Die deutliche Ansprache zeigte Wirkung. Der Start in die zweite Halbzeit - mittlerweile mit dem starken Silvio Heinevetter (9 von 21, 43 Prozent) zwischen den Pfosten - glückte. Letztlich geriet der Sieg angeführt vom besten Werfer Uwe Gensheimer (8) und dem sehr guten Steffen Fäth (6 von 6) nie ernsthaft in Gefahr.
Showdown gegen Kroatien
Im letzten Spiel der Vorrunde kommt es damit am Freitag zum Showdown um den Gruppensieg gegen Kroatien, das ebenfalls alle seine vier bisherigen Partien gewonnen hat. Die deutschen Spieler sind sich einig: Jetzt beginnt die wilde Fahrt. Und: Es muss eine deutliche Leistungssteigerung her, um mindestens ein Remis, das aufgrund des besseren Torverhältnisses für Platz eins reichen würde, zu schaffen.
"Gegen Kroatien muss man 60 Minuten voll da sein und nicht nur 30", stellte Paul Drux klar, der nach seiner im zweiten Spiel gegen Chile erlittenen Sprunggelenksverletzung gegen die Weißrussen mit vier Toren einen sehr ordentlichen Eindruck hinterließ. "Wir müssen noch ein, zwei Gänge zulegen", pflichtete ihm Häfner bei.
Wie viel gegen den Weltmeister von 2003 auf dem Spiel steht, rief derweil Wolff allen Beteiligten noch einmal ins Bewusstsein. "Dieses Spiel ist extrem wichtig. Nicht nur, um die bestmögliche Ausgangssituation für das Achtelfinale zu bekommen, sondern auch, um sich eine 900-Kilometer-Reise zu ersparen", sagte der Torhüter vom THW Kiel.
Der Gruppensieger reist nämlich von Rouen aus direkt ins 140 Kilometer entfernte Paris und bestreitet in der Hauptstadt alle verbleibenden K.o.-Duelle. Der Zweite muss für das Achtel- und Viertelfinale ins weit im Süden gelegene Montpellier.
"Jetzt kommen die Endspiele"
"Klar ist es wichtig, Gruppenerster zu werden. Letztendlich wird das Achtelfinale aber auf jeden Fall ein schwieriges Spiel. Egal, ob du Erster, Zweiter oder Dritter wirst.
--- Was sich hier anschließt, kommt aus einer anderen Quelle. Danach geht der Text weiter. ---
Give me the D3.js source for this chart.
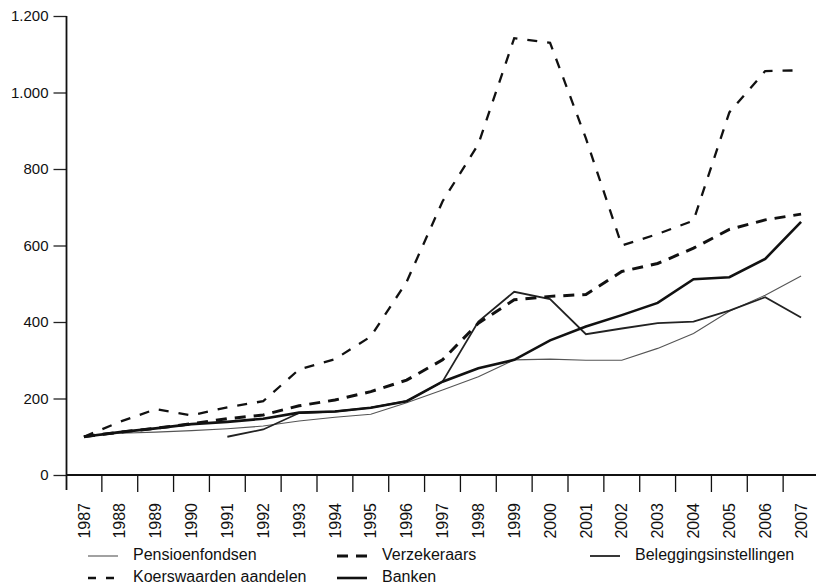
<!DOCTYPE html>
<html>
<head>
<meta charset="utf-8">
<script src="https://cdn.jsdelivr.net/npm/d3@7"></script>
<style>
  html, body { margin: 0; padding: 0; background: #fff; }
  svg { display: block; font-family: Arial, 'Liberation Sans', Helvetica, sans-serif; }
</style>
</head>
<body>
<svg id="chart" width="816" height="588"></svg>
<script>
// index, 1987 = 100
const years = [1987, 1988, 1989, 1990, 1991, 1992, 1993, 1994, 1995, 1996, 1997,
  1998, 1999, 2000, 2001, 2002, 2003, 2004, 2005, 2006, 2007];
const pensioenfondsen = [100, 109, 112, 116, 121, 128, 141, 151, 159, 189, 222,
  257, 301, 303, 300, 300, 331, 370, 428, 470, 520];
const koerswaarden = [100, 139, 172, 156, 177, 193, 276, 303, 362, 505, 715,
  865, 1142, 1130, 880, 600, 630, 665, 948, 1056, 1058];
const verzekeraars = [100, 112, 122, 134, 147, 157, 181, 196, 218, 248, 301,
  397, 458, 467, 472, 532, 553, 593, 642, 667, 682];
const banken = [100, 112, 122, 133, 139, 147, 163, 166, 176, 193, 244,
  279, 301, 352, 388, 418, 450, 512, 517, 565, 662];
const beleggingsinstellingen = [null, null, null, null, 100, 119, 162, 166, 176, 193, 244,
  401, 479, 460, 368, 383, 397, 401, 430, 465, 412];
const yTicks = [0, 200, 400, 600, 800, 1000, 1200];

const SERIES = [
  { name: 'Pensioenfondsen', values: pensioenfondsen, width: 1.1, color: '#555', dash: null },
  { name: 'Beleggingsinstellingen', values: beleggingsinstellingen, width: 1.8, color: '#222', dash: null },
  { name: 'Banken', values: banken, width: 2.6, color: '#111', dash: null },
  { name: 'Koerswaarden aandelen', values: koerswaarden, width: 2.3, color: '#111', dash: '10,10' },
  { name: 'Verzekeraars', values: verzekeraars, width: 3, color: '#111', dash: '11,8' },
];

const svg = d3.select('#chart');
svg.append('rect').attr('width', 816).attr('height', 588).attr('fill', '#fff');

const x = d3.scaleBand().domain(years).range([66, 819]).paddingInner(0).paddingOuter(0);
const y = d3.scaleLinear().domain([0, 1200]).range([475, 16]);
const cx = yr => x(yr) + x.bandwidth() / 2;

const nl = d3.formatLocale({ decimal: ',', thousands: '.', grouping: [3], currency: ['', ''] });
const fmt = nl.format(',');

// y axis
const yAxis = svg.append('g')
  .attr('transform', 'translate(66.5,0)')
  .call(d3.axisLeft(y).tickValues(yTicks).tickFormat(fmt).tickSize(13).tickPadding(5));
yAxis.select('.domain').remove();
yAxis.selectAll('.tick line').attr('stroke', '#222').attr('stroke-width', 1.3);
yAxis.selectAll('.tick text').attr('font-size', 15).attr('fill', '#111')
  .attr('font-family', 'Arial, Liberation Sans, sans-serif');
svg.append('line')
  .attr('x1', 66.5).attr('x2', 66.5).attr('y1', y(1200)).attr('y2', 490)
  .attr('stroke', '#111').attr('stroke-width', 1.8);

// x axis: ticks on band edges, labels in the middle
const xAxis = svg.append('g');
xAxis.append('line')
  .attr('x1', 66).attr('x2', x.range()[1]).attr('y1', 475).attr('y2', 475)
  .attr('stroke', '#111').attr('stroke-width', 2);
const edges = years.map(d => x(d)).concat([x.range()[1] - 1]);
xAxis.selectAll('line.edge').data(edges.slice(1)).join('line')
  .attr('class', 'edge')
  .attr('x1', d => d).attr('x2', d => d).attr('y1', 475).attr('y2', 492)
  .attr('stroke', '#111').attr('stroke-width', 1.3);
xAxis.selectAll('text').data(years).join('text')
  .attr('transform', d => `translate(${cx(d)},503) rotate(-90)`)
  .attr('text-anchor', 'end').attr('dy', '0.35em')
  .attr('font-size', 16).attr('fill', '#111')
  .text(d => d);

// lines
const line = d3.line()
  .defined(d => d.v != null)
  .x(d => cx(d.year))
  .y(d => y(d.v));

svg.append('g').selectAll('path').data(SERIES).join('path')
  .attr('d', s => line(years.map((yr, i) => ({ year: yr, v: s.values[i] }))))
  .attr('fill', 'none')
  .attr('stroke', s => s.color)
  .attr('stroke-width', s => s.width)
  .attr('stroke-dasharray', s => s.dash)
  .attr('stroke-linejoin', 'miter');

// legend
const LEGEND = [
  { name: 'Pensioenfondsen', x: 88, y: 554 },
  { name: 'Verzekeraars', x: 337, y: 554 },
  { name: 'Beleggingsinstellingen', x: 590, y: 554 },
  { name: 'Koerswaarden aandelen', x: 88, y: 576 },
  { name: 'Banken', x: 337, y: 576 },
];
const legendDash = { 'Koerswaarden aandelen': '8,10', 'Verzekeraars': '11,8' };
const lg = svg.append('g').selectAll('g').data(LEGEND).join('g')
  .attr('transform', d => `translate(${d.x},${d.y})`);
lg.append('line')
  .attr('x1', 0).attr('x2', 30).attr('y1', 2).attr('y2', 2)
  .attr('stroke', d => SERIES.find(s => s.name === d.name).color)
  .attr('stroke-width', d => SERIES.find(s => s.name === d.name).width)
  .attr('stroke-dasharray', d => legendDash[d.name] ?? null);
lg.append('text')
  .attr('x', 45).attr('dy', '0.35em')
  .attr('font-size', 16).attr('fill', '#111')
  .text(d => d.name);
</script>
</body>
</html>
Da bekommst du auf jeden Fall einen starken Gegner", sagte Sigurdsson.
Um wen es sich handelt, ist freilich noch nicht entschieden. Es wird allerdings auf Ägypten, Katar oder Schweden hinauslaufen.
"Jetzt kommen die Endspiele", hielt der Bundestrainer fest und erinnerte an die ersten beiden großen Erfolge der Bad Boys des letzten Jahres mit dem EM-Titel und der Bronzemedaille bei den Olympischen Spielen in Rio: "Wir haben bewiesen, dass wir in der Lage sind, diese Endspiele bei großen Turnieren zu meistern."